Sisi's reactions show that the criticism has taken a toll on him. He has become intolerant to an extent that during his last speech he forbade the audience to ask questions, claiming that he was the only one allowed to speak, igniting instantaneous reactions in the social networks and protests in the streets. State television stopped live transmission immediately after Sisi's reaction, which became an issue of free expression in Egypt. The hashtag "speech does not need permission" trended on Twitter, with Egyptians mocking the fact that Sisi had invited people to a debate in which only he aired his views. "This is a country, not a school, and those are two islands, not two cheese sandwiches," tweeted one commentator.
In this reality, political reforms and western-style democracy are far from being the focal subject of conversations. Newspaper editors no longer hide their disappointment as the crackdown on dissent has spread from the Muslim Brotherhood to liberal and secular activists. Sisi could not have dreamt that less than two years after taking office he would be confronted by protesters defying government orders against demonstrations against the regime and chanting "the man who sold the land should go" like the chants five years ago calling for a different president to "go away!"

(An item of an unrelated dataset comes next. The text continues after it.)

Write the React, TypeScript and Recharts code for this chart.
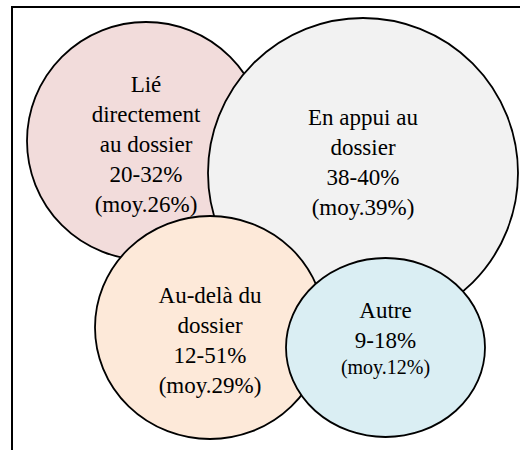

The regime's reaction has been firm and unequivocal. Sisi understands very well that his ill-advised island decision has been "hijacked" by the Muslim Brotherhood and the liberal opposition in order to slam his regime and to force him to resign. Since the decision on the islands has been made public, hundreds of Muslim Brothers and "liberal" opposition members have been arrested, and repressive measures have been adopted to contain any major protest against the regime. At this point, protests have been waged in different areas in Egypt. It is too early to assess whether the protests are going to grow and become uncontrollable.
Among all the decisions Sisi made in the last two years, the one to cede the islands to Saudi Arabia might become the decision with the direst consequences to his regime.
There is one sentence that depicts the Egyptian regime's situation today. It will uncompromisingly fight for its survival.
Col. (ret.) Dr. Jacques Neriah, a special analyst for the Middle East at the Jerusalem Center for Public Affairs, was formerly Foreign Policy Advisor to Prime Minister Yitzhak Rabin and Deputy Head for Assessment of Israeli Military Intelligence.